▶ [CHALLENGE] Can you print the data exactly and leave out each image?

▶ [RECORDED DATA]
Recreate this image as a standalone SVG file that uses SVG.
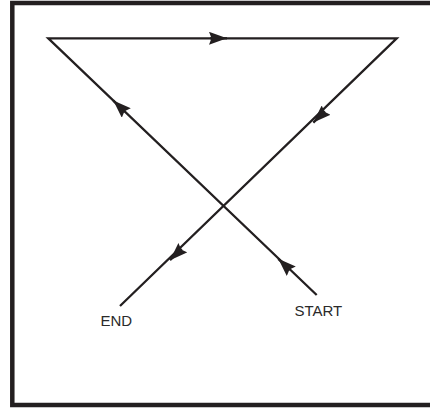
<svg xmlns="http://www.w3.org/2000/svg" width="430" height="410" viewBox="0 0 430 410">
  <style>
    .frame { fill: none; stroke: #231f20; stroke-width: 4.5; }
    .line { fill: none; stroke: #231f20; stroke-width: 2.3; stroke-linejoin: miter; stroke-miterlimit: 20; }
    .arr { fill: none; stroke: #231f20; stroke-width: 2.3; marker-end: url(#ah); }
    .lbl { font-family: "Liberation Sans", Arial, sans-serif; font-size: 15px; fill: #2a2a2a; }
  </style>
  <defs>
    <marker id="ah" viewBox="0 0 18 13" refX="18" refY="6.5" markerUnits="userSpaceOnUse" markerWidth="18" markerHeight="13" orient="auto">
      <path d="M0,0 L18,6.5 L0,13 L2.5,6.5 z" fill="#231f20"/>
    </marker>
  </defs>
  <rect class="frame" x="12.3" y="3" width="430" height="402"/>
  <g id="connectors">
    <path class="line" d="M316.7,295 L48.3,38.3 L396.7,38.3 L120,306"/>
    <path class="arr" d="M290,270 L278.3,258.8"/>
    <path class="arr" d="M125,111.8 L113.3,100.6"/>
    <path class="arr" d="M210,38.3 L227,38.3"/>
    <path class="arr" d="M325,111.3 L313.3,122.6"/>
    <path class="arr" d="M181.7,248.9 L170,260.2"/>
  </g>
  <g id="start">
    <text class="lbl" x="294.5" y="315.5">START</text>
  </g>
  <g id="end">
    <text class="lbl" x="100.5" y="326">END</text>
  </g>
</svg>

▶ [ANSWER BELOW]
Recreate this image as a standalone SVG file that uses SVG.
<svg xmlns="http://www.w3.org/2000/svg" width="430" height="410" viewBox="0 0 430 410">
  <style>
    .frame { fill: none; stroke: #231f20; stroke-width: 4.5; }
    .line { fill: none; stroke: #231f20; stroke-width: 2.3; stroke-linejoin: miter; stroke-miterlimit: 20; }
    .arr { fill: none; stroke: #231f20; stroke-width: 2.3; marker-end: url(#ah); }
    .lbl { font-family: "Liberation Sans", Arial, sans-serif; font-size: 15px; fill: #2a2a2a; }
  </style>
  <defs>
    <marker id="ah" viewBox="0 0 18 13" refX="18" refY="6.5" markerUnits="userSpaceOnUse" markerWidth="18" markerHeight="13" orient="auto">
      <path d="M0,0 L18,6.5 L0,13 L2.5,6.5 z" fill="#231f20"/>
    </marker>
  </defs>
  <rect class="frame" x="12.3" y="3" width="430" height="402"/>
  <g id="connectors">
    <path class="line" d="M316.7,295 L48.3,38.3 L396.7,38.3 L120,306"/>
    <path class="arr" d="M290,270 L278.3,258.8"/>
    <path class="arr" d="M125,111.8 L113.3,100.6"/>
    <path class="arr" d="M210,38.3 L227,38.3"/>
    <path class="arr" d="M325,111.3 L313.3,122.6"/>
    <path class="arr" d="M181.7,248.9 L170,260.2"/>
  </g>
  <g id="start">
    <text class="lbl" x="294.5" y="315.5">START</text>
  </g>
  <g id="end">
    <text class="lbl" x="100.5" y="326">END</text>
  </g>
</svg>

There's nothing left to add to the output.